— Set task —
Extract the lines of the material below, beginning with the first and ending with the line that holds "import * as". Skip every picture.

◇ ◇ ◇ ◇

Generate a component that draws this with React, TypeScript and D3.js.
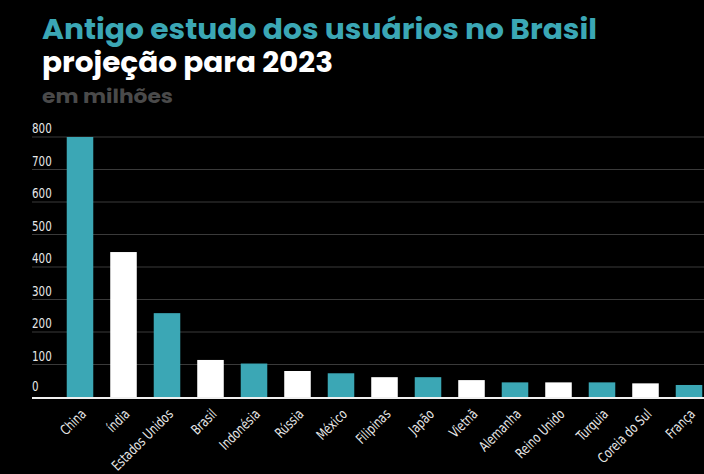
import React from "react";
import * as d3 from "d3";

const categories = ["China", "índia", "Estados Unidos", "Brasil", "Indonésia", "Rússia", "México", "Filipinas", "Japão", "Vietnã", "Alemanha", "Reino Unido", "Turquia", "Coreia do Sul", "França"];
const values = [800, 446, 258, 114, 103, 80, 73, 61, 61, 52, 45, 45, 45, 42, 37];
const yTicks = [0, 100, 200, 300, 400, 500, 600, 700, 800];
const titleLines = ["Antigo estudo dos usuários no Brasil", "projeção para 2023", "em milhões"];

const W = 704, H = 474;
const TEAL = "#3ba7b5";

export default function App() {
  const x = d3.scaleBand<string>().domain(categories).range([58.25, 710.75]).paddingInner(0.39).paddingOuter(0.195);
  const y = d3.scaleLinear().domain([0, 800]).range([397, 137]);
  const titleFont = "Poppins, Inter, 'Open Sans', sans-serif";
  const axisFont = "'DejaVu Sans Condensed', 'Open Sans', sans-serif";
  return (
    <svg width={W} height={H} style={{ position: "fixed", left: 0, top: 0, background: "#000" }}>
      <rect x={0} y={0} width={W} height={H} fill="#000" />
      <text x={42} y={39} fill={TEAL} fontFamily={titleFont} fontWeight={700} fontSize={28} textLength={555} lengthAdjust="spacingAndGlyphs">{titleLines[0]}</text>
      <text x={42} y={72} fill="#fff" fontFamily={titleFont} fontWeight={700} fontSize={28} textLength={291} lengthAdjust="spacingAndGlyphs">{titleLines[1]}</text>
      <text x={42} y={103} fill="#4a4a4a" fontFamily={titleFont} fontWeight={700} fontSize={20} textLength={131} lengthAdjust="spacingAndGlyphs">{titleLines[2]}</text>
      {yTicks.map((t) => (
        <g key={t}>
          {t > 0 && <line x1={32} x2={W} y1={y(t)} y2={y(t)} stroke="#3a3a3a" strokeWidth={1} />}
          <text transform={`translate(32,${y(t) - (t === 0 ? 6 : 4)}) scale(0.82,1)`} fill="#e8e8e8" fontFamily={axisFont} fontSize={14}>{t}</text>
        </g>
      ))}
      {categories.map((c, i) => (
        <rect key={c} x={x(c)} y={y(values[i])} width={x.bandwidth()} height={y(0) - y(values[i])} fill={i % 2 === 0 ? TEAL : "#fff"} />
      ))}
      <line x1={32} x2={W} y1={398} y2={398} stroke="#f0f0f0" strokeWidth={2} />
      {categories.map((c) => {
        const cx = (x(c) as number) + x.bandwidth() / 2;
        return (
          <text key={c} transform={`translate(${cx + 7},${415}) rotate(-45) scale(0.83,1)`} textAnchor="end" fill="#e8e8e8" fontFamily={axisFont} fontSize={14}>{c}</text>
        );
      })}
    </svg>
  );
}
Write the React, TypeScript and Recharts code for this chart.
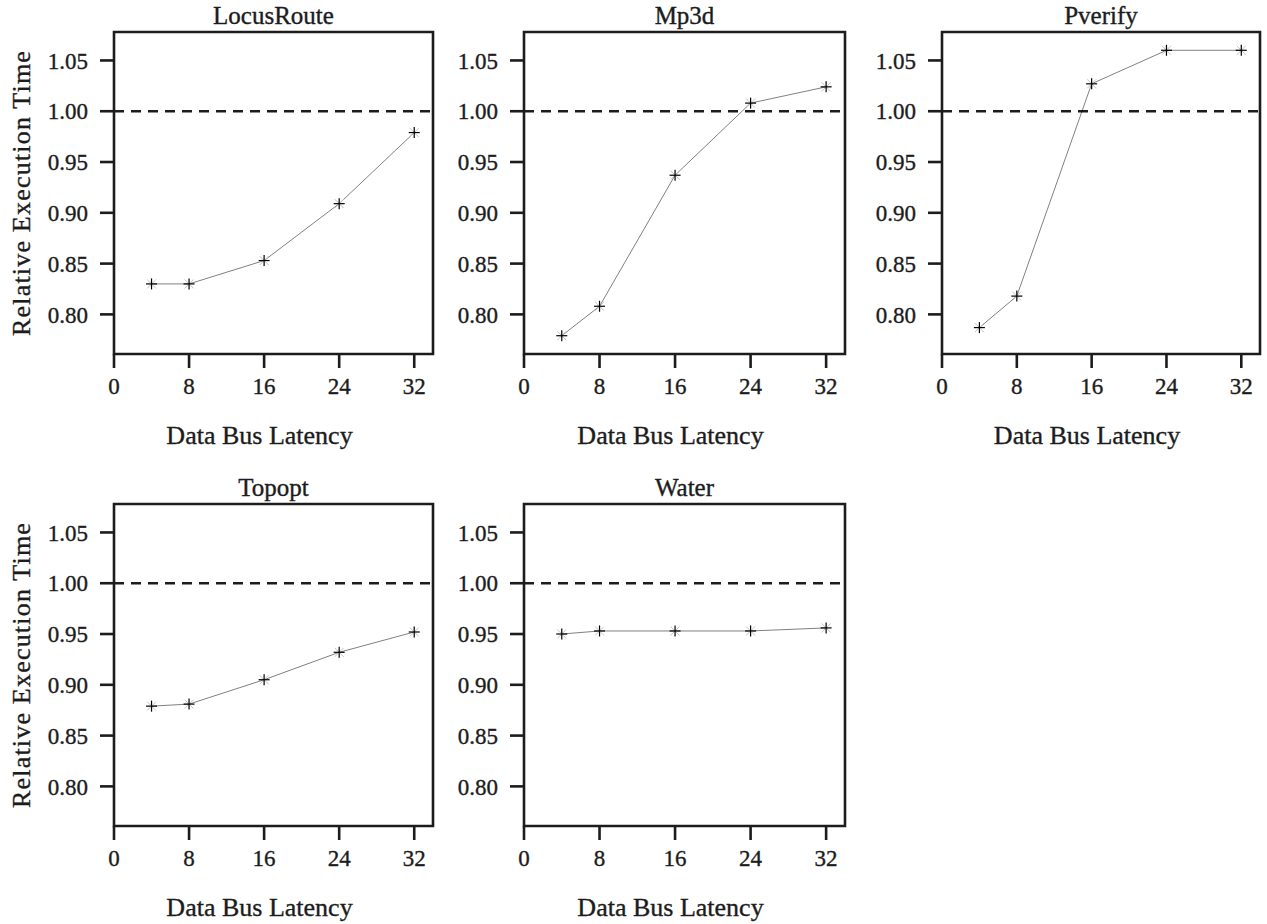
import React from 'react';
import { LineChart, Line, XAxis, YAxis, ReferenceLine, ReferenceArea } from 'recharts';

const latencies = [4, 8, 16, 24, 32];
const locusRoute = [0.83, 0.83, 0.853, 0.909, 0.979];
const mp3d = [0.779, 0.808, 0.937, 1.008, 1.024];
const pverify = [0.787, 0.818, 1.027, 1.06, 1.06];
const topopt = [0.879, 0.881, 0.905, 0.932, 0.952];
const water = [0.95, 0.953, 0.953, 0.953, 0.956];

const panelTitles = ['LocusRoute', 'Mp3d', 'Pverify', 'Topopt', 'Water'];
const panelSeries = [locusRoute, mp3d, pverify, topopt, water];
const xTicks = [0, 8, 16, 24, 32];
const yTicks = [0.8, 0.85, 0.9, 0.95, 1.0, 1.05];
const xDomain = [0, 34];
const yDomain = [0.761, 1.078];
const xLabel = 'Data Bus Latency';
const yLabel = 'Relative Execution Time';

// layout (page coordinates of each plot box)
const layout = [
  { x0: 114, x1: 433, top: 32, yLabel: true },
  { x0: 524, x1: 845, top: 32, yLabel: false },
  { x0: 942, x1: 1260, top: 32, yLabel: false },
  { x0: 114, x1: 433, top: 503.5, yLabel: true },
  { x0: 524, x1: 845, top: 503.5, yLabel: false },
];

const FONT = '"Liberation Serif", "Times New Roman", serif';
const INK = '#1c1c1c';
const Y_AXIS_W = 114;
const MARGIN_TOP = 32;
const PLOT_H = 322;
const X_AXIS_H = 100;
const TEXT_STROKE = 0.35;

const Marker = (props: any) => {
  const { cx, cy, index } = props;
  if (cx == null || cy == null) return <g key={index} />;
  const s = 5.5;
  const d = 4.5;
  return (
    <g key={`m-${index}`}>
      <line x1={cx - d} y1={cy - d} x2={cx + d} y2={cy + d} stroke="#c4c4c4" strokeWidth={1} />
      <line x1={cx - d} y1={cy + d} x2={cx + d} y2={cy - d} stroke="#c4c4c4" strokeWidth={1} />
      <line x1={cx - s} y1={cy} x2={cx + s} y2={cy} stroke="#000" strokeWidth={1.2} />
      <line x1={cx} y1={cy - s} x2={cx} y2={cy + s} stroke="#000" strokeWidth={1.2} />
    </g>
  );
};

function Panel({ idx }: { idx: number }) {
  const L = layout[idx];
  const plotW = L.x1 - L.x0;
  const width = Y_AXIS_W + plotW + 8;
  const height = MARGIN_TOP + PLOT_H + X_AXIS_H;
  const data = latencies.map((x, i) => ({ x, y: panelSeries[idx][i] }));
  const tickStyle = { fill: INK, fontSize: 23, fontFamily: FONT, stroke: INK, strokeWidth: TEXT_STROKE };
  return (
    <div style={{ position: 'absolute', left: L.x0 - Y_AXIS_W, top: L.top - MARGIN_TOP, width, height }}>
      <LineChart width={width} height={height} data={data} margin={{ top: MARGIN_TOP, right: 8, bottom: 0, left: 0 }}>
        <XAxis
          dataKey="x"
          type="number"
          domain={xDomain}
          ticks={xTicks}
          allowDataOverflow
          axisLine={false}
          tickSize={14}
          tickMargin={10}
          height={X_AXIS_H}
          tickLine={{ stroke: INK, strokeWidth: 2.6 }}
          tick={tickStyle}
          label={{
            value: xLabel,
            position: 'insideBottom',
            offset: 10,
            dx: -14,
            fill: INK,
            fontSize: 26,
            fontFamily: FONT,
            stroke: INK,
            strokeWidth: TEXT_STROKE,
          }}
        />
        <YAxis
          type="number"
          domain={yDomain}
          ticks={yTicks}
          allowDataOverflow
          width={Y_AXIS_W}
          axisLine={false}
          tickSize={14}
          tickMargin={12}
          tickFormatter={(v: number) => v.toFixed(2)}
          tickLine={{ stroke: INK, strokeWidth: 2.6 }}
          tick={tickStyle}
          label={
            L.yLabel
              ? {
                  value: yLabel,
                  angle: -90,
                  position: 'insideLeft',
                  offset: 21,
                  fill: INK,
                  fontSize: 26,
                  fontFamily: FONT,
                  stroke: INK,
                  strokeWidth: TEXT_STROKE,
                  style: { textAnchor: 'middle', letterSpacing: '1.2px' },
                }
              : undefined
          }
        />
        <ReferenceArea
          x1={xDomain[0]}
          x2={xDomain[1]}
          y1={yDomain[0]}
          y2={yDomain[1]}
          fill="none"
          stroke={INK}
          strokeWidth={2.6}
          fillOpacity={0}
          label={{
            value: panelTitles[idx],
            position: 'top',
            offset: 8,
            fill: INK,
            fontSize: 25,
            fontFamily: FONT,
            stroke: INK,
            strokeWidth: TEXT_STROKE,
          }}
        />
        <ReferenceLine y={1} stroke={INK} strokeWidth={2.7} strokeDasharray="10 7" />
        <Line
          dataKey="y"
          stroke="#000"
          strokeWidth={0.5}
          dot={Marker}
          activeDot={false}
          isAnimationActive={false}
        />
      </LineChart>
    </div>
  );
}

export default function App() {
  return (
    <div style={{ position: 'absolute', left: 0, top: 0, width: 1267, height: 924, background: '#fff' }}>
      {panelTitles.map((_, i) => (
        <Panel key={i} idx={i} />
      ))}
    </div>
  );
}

◇ ◇ ◇ ◇

— Expected answer —
Generate a component that draws this with React, TypeScript and D3.js.
import React from "react";
import * as d3 from "d3";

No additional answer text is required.